Indigenous education funding also got a boost last year, through the Minnesota Department of Education operating budget. In a $1.3 million investment over two years, the department will fund curriculum resources and expert staff to help teachers and districts improve their lessons on Indigenous history and contemporary knowledge. The department also plans to hire a staff member to help districts implement ethnic studies.

Lieutenant Governor Peggy Flanagan, a member of the White Earth Band of Ojibwe, hailed the investments in an October interview with Sahan Journal.
“I think making sure that our Black, Indigenous, and students of color see themselves reflected in their curriculum, and that it is taught in a way that also makes them feel valued, is a game changer,” she said.
‘At the end of the day, people care about who will provide a solution’
The record investments for teacher diversity came in the year of the “critical race theory” panic. “Critical race theory,” an academic branch of legal studies, came to be used as shorthand for everything from diversity and equity to social-emotional learning.
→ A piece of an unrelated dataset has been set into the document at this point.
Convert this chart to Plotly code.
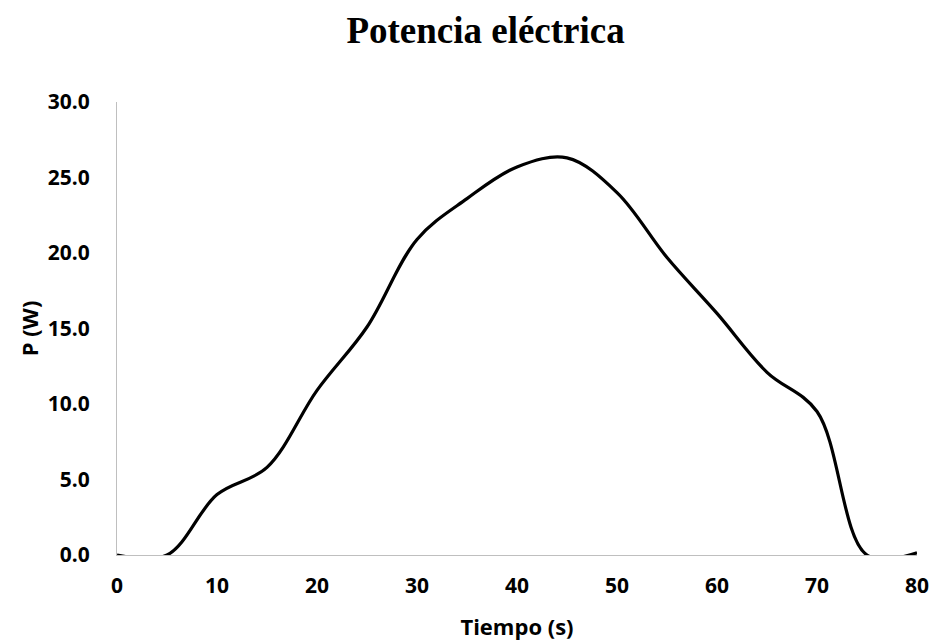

Driven by conservative operatives and Fox News, rural and suburban parents stormed school board meetings across the country in rage.
At an Elk River school board meeting in May, where community members gathered to discuss the continued employment of the district’s equity specialist, these tensions were on full display. “Our children’s minds are being hijacked by the woke mob,” one mom claimed. Equity specialists only teach children resentment, she said, lumping them in with “the evil cabal that is the equity-sustainability-climate-change whoremongers.”
Most of the parents storming school board meetings to decry critical race theory were white. Some ran for school board themselves. But parents and teachers who wanted stronger racial equity measures in schools organized, too.
Elizabeth Mukanga Kingoina, an Apple Valley mom, had never gotten involved in politics before. But when she heard a school board candidate for Rosemount–Apple Valley–Eagan schools describe George Floyd as “Fentanyl Floyd,” she started organizing. She knocked on doors and posted to her extensive social media networks.
“There’s absolutely no way that somebody who is saying things like this is going to represent my child,” Mukanga Kingoina said.
Dakota County United Educators, the local teachers union, endorsed a slate of three progressive candidates.
All three won—including Sakawdin Mohamed, a father of six and finance manager for the Minnesota Department of Natural Resources. Sakawdin will become the district’s first Somali American school board member.

The wins for Sakawdin and the other union-endorsed candidates demonstrate that voters want the district to be inclusive and welcoming, said Kate Schmidt, the union president.
“At the end of the day, people care about who will provide a solution, and who is best representative of our community and our students,” Sakawdin said.
Sakawdin’s win echoed trends across the state.
Most of the candidates whose platform opposed critical race theory lost.
And two other Twin Cities suburbs—St. Louis Park and Burnsville—elected their first Somali American school board members.